--- begin ---

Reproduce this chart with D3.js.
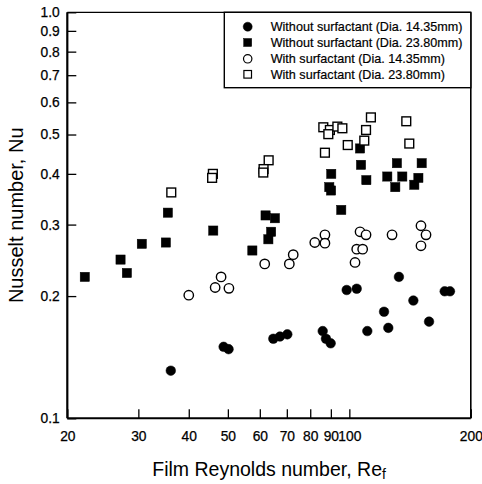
<!DOCTYPE html>
<html>
<head>
<meta charset="utf-8">
<script src="https://cdn.jsdelivr.net/npm/d3@7"></script>
<style>
  html, body { margin: 0; padding: 0; background: #fff; }
  svg { display: block; font-family: Arial, "Liberation Sans", Helvetica, sans-serif; }
</style>
</head>
<body>
<svg id="chart" width="482" height="484"></svg>
<script>
// ---- data (Film Reynolds number Re_f, Nusselt number Nu) ----
const seriesNames = [
  "Without surfactant (Dia. 14.35mm)",
  "Without surfactant (Dia. 23.80mm)",
  "With surfactant (Dia. 14.35mm)",
  "With surfactant (Dia. 23.80mm)"
];

const withoutSmallRe = [36.1, 48.8, 50.2, 64.8, 67.3, 70.2, 85.9, 87.5, 89.9, 98.5, 104.3, 110.8, 121.9, 124.9, 132.7, 144.1, 157.6, 172.3, 177.6];
const withoutSmallNu = [0.131, 0.150, 0.148, 0.157, 0.159, 0.161, 0.164, 0.157, 0.153, 0.207, 0.2085, 0.164, 0.183, 0.167, 0.223, 0.195, 0.173, 0.2055, 0.2055];

const withoutLargeRe = [22.1, 27.1, 28.1, 30.6, 35.1, 35.5, 46.0, 57.5, 62.0, 65.4, 64.0, 63.0, 90.2, 89.2, 90.1, 95.5, 106.3, 106.9, 110.2, 124.2, 131.2, 130.0, 135.3, 148.3, 144.9, 151.1];
const withoutLargeNu = [0.223, 0.246, 0.228, 0.269, 0.271, 0.321, 0.290, 0.259, 0.316, 0.311, 0.288, 0.276, 0.400, 0.371, 0.364, 0.326, 0.462, 0.421, 0.386, 0.394, 0.425, 0.371, 0.394, 0.391, 0.376, 0.425];

const withSmallRe = [40.0, 48.1, 46.5, 50.3, 61.7, 71.0, 72.6, 82.1, 87.0, 87.0, 106.3, 110.0, 104.3, 107.9, 103.3, 127.6, 150.5, 154.9, 150.5];
const withSmallNu = [0.201, 0.223, 0.210, 0.209, 0.240, 0.240, 0.253, 0.271, 0.283, 0.270, 0.288, 0.283, 0.261, 0.261, 0.242, 0.283, 0.298, 0.283, 0.266];

const withLargeRe = [36.2, 45.9, 45.7, 63.1, 61.3, 61.2, 86.2, 89.5, 88.7, 93.4, 96.1, 113.1, 110.0, 108.9, 99.1, 87.0, 138.4, 140.8];
const withLargeNu = [0.360, 0.400, 0.391, 0.432, 0.411, 0.403, 0.521, 0.513, 0.501, 0.523, 0.518, 0.551, 0.513, 0.483, 0.471, 0.451, 0.539, 0.475];

const xTickValues = [20, 30, 40, 50, 60, 70, 80, 90, 100, 200];
const yTickValues = [0.1, 0.2, 0.3, 0.4, 0.5, 0.6, 0.7, 0.8, 0.9, 1.0];
const yTickLabels = ["0.1", "0.2", "0.3", "0.4", "0.5", "0.6", "0.7", "0.8", "0.9", "1.0"];

(function () {
// ---- layout ----
const pLeft = 67.3, pRight = 470.8, pTop = 12.3, pBottom = 418.3;
const svg = d3.select("#chart");

const x = d3.scaleLog().domain([20, 200]).range([pLeft, pRight]);
const y = d3.scaleLog().domain([0.1, 1.0]).range([pBottom, pTop]);

// axes
const xAxis = d3.axisBottom(x)
  .tickValues(xTickValues)
  .tickFormat(d3.format("d"))
  .tickSizeInner(-9).tickSizeOuter(0).tickPadding(13);
const gx = svg.append("g").attr("transform", `translate(0,${pBottom})`).call(xAxis);
gx.select(".domain").remove();
gx.selectAll(".tick line").attr("stroke", "#000").attr("stroke-width", 1.3);
gx.selectAll(".tick text").attr("fill", "#000").attr("font-size", 13.8)
  .attr("stroke", "#000").attr("stroke-width", 0.25)
  .attr("font-family", "Arial, 'Liberation Sans', sans-serif");

const yAxis = d3.axisLeft(y)
  .tickValues(yTickValues)
  .tickFormat((d, i) => yTickLabels[i])
  .tickSizeInner(-9).tickSizeOuter(0).tickPadding(7.5);
const gy = svg.append("g").attr("transform", `translate(${pLeft},0)`).call(yAxis);
gy.select(".domain").remove();
gy.selectAll(".tick line").attr("stroke", "#000").attr("stroke-width", 1.3);
gy.selectAll(".tick text").attr("fill", "#000").attr("font-size", 13.8)
  .attr("stroke", "#000").attr("stroke-width", 0.25)
  .attr("font-family", "Arial, 'Liberation Sans', sans-serif");

// frame
svg.append("line").attr("x1", x(20)).attr("x2", x(200)).attr("y1", y(0.1)).attr("y2", y(0.1)).attr("stroke", "#000").attr("stroke-width", 2);
svg.append("line").attr("x1", x(20)).attr("x2", x(20)).attr("y1", y(0.1)).attr("y2", y(1.0)).attr("stroke", "#000").attr("stroke-width", 2.2);
svg.append("line").attr("x1", x(200)).attr("x2", x(200)).attr("y1", y(0.1)).attr("y2", y(1.0)).attr("stroke", "#000").attr("stroke-width", 1.6);
svg.append("line").attr("x1", x(20)).attr("x2", x(200)).attr("y1", y(1.0)).attr("y2", y(1.0)).attr("stroke", "#000").attr("stroke-width", 1.2);

// axis titles
const xt = svg.append("text")
  .attr("x", (pLeft + pRight) / 2).attr("y", 476)
  .attr("text-anchor", "middle").attr("font-size", 19.5).attr("fill", "#000");
xt.append("tspan").text("Film Reynolds number, Re");
xt.append("tspan").attr("font-size", 14).attr("dy", 3).text("f");

svg.append("text")
  .attr("transform", `translate(23,${(pTop + pBottom) / 2}) rotate(-90)`)
  .attr("text-anchor", "middle").attr("font-size", 20).attr("fill", "#000")
  .text("Nusselt number, Nu");

// ---- marks ----
const zip = (a, b) => a.map((v, i) => ({ x: v, y: b[i] }));
const plot = svg.append("g");

function drawCircles(data, filled) {
  plot.append("g").selectAll("circle").data(data).join("circle")
    .attr("cx", d => x(d.x)).attr("cy", d => y(d.y))
    .attr("r", filled ? 4.8 : 4.7)
    .attr("fill", filled ? "#000" : "#fff")
    .attr("stroke", "#000").attr("stroke-width", filled ? 0.5 : 1.4);
}
function drawSquares(data, filled) {
  const s = filled ? 9.2 : 8.8;
  plot.append("g").selectAll("rect").data(data).join("rect")
    .attr("x", d => x(d.x) - s / 2).attr("y", d => y(d.y) - s / 2)
    .attr("width", s).attr("height", s)
    .attr("fill", filled ? "#000" : "#fff")
    .attr("stroke", "#000").attr("stroke-width", filled ? 0.5 : 1.4);
}

drawCircles(zip(withoutSmallRe, withoutSmallNu), true);
drawSquares(zip(withoutLargeRe, withoutLargeNu), true);
drawCircles(zip(withSmallRe, withSmallNu), false);
drawSquares(zip(withLargeRe, withLargeNu), false);

// ---- legend ----
const legLeft = 224.3, legBottom = 87.7;
svg.append("rect")
  .attr("x", legLeft).attr("y", pTop)
  .attr("width", pRight - legLeft).attr("height", legBottom - pTop)
  .attr("fill", "#fff").attr("stroke", "#000").attr("stroke-width", 1.4);

const legRows = [26.7, 42.5, 58.8, 74.3];
const legendSyms = [
  { type: "circle", filled: true },
  { type: "square", filled: true },
  { type: "circle", filled: false },
  { type: "square", filled: false }
];
const lg = svg.append("g");
seriesNames.forEach((name, i) => {
  const sym = legendSyms[i];
  const cy = legRows[i], cx = 247.7;
  if (sym.type === "circle") {
    lg.append("circle").attr("cx", cx).attr("cy", cy).attr("r", sym.filled ? 4.5 : 4.2)
      .attr("fill", sym.filled ? "#000" : "#fff").attr("stroke", "#000").attr("stroke-width", sym.filled ? 0.5 : 1.2);
  } else {
    const s = sym.filled ? 8 : 7.6;
    lg.append("rect").attr("x", cx - s / 2).attr("y", cy - s / 2).attr("width", s).attr("height", s)
      .attr("fill", sym.filled ? "#000" : "#fff").attr("stroke", "#000").attr("stroke-width", sym.filled ? 0.5 : 1.2);
  }
  lg.append("text").attr("x", 270.7).attr("y", cy + 4.5)
    .attr("font-size", 12.6).attr("fill", "#000")
    .attr("stroke", "#000").attr("stroke-width", 0.2).text(name);
});
})();
</script>
</body>
</html>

--- end ---

▸ The request:
Leave out any pictures and return exactly the lines from the beginning of the data through the line with "0.391, 0.376, 0.425];", inclusive.

▸ Worked solution:
Reproduce this chart with D3.js.
<!DOCTYPE html>
<html>
<head>
<meta charset="utf-8">
<script src="https://cdn.jsdelivr.net/npm/d3@7"></script>
<style>
  html, body { margin: 0; padding: 0; background: #fff; }
  svg { display: block; font-family: Arial, "Liberation Sans", Helvetica, sans-serif; }
</style>
</head>
<body>
<svg id="chart" width="482" height="484"></svg>
<script>
// ---- data (Film Reynolds number Re_f, Nusselt number Nu) ----
const seriesNames = [
  "Without surfactant (Dia. 14.35mm)",
  "Without surfactant (Dia. 23.80mm)",
  "With surfactant (Dia. 14.35mm)",
  "With surfactant (Dia. 23.80mm)"
];

const withoutSmallRe = [36.1, 48.8, 50.2, 64.8, 67.3, 70.2, 85.9, 87.5, 89.9, 98.5, 104.3, 110.8, 121.9, 124.9, 132.7, 144.1, 157.6, 172.3, 177.6];
const withoutSmallNu = [0.131, 0.150, 0.148, 0.157, 0.159, 0.161, 0.164, 0.157, 0.153, 0.207, 0.2085, 0.164, 0.183, 0.167, 0.223, 0.195, 0.173, 0.2055, 0.2055];

const withoutLargeRe = [22.1, 27.1, 28.1, 30.6, 35.1, 35.5, 46.0, 57.5, 62.0, 65.4, 64.0, 63.0, 90.2, 89.2, 90.1, 95.5, 106.3, 106.9, 110.2, 124.2, 131.2, 130.0, 135.3, 148.3, 144.9, 151.1];
const withoutLargeNu = [0.223, 0.246, 0.228, 0.269, 0.271, 0.321, 0.290, 0.259, 0.316, 0.311, 0.288, 0.276, 0.400, 0.371, 0.364, 0.326, 0.462, 0.421, 0.386, 0.394, 0.425, 0.371, 0.394, 0.391, 0.376, 0.425];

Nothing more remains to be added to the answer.